By using the same suite of proprietary sensors, its cameras and LiDAR system, the software can apply all it has learnt from self-driving cars to trucks – and presumably apply that data to both sets of vehicles on the road, such as when an autonomous car meets a driverless truck in difficult driving conditions.
Waymo says it has put five million self-driven miles on the clock and five billion in simulation, after almost a decade in the business. This will stand it in good stead to become a major player in what will be a huge self-driving truck industry.
Waymo’s blog post refers to trucking as a vital part of the American economy, and claims that the technology has the potential to make this sector “safer and even stronger”. While this may be true, it needs urgent qualification, because it certainly won’t appear so to the millions of professional drivers in the US.
Estimates vary, but the American Trucking Association (ATA) says that there are 3.5 million truck drivers currently working in America, shifting 70 percent of the country’s entire freight tonnage. Nearly nine million jobs are supported by the road freight industry alone, according to the ATA.

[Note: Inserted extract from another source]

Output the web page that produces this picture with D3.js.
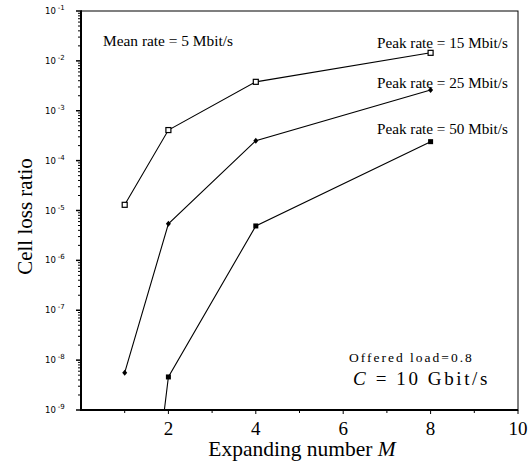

Other estimates suggest that 3.5 million is the total number of professional driving jobs in the US, with freight haulage being the most common. Whichever is correct, truck driving is certainly the most common job in many US states – particularly in the logistical hotspot around Georgia.
US government statistics reveal that many more people work as taxi drivers, bus drivers, and in other professional driving positions, again supporting millions of jobs.
So for companies such as Waymo and Google, and their growing number of rivals in this sector, autonomous vehicles may represent an enormous opportunity, but also a significant social, cultural, and economic risk for the country.
In many areas of automation, companies talk of AI and robotics augmenting human employees and allowing them to offload menial or repetitive tasks. But one person’s menial task is another person’s life and heritage. When it comes to self-driving vehicles and logistics, therefore, the job losses could be stark when there is no longer a person sitting behind the windshield – or no longer a cab at all.
That said, perhaps Waymo is pitching itself at filling a human need, rather than replacing employees. In its latest statistical roundup, the ATA estimates that there may be more than 115,000 unfilled truck driving positions in the US.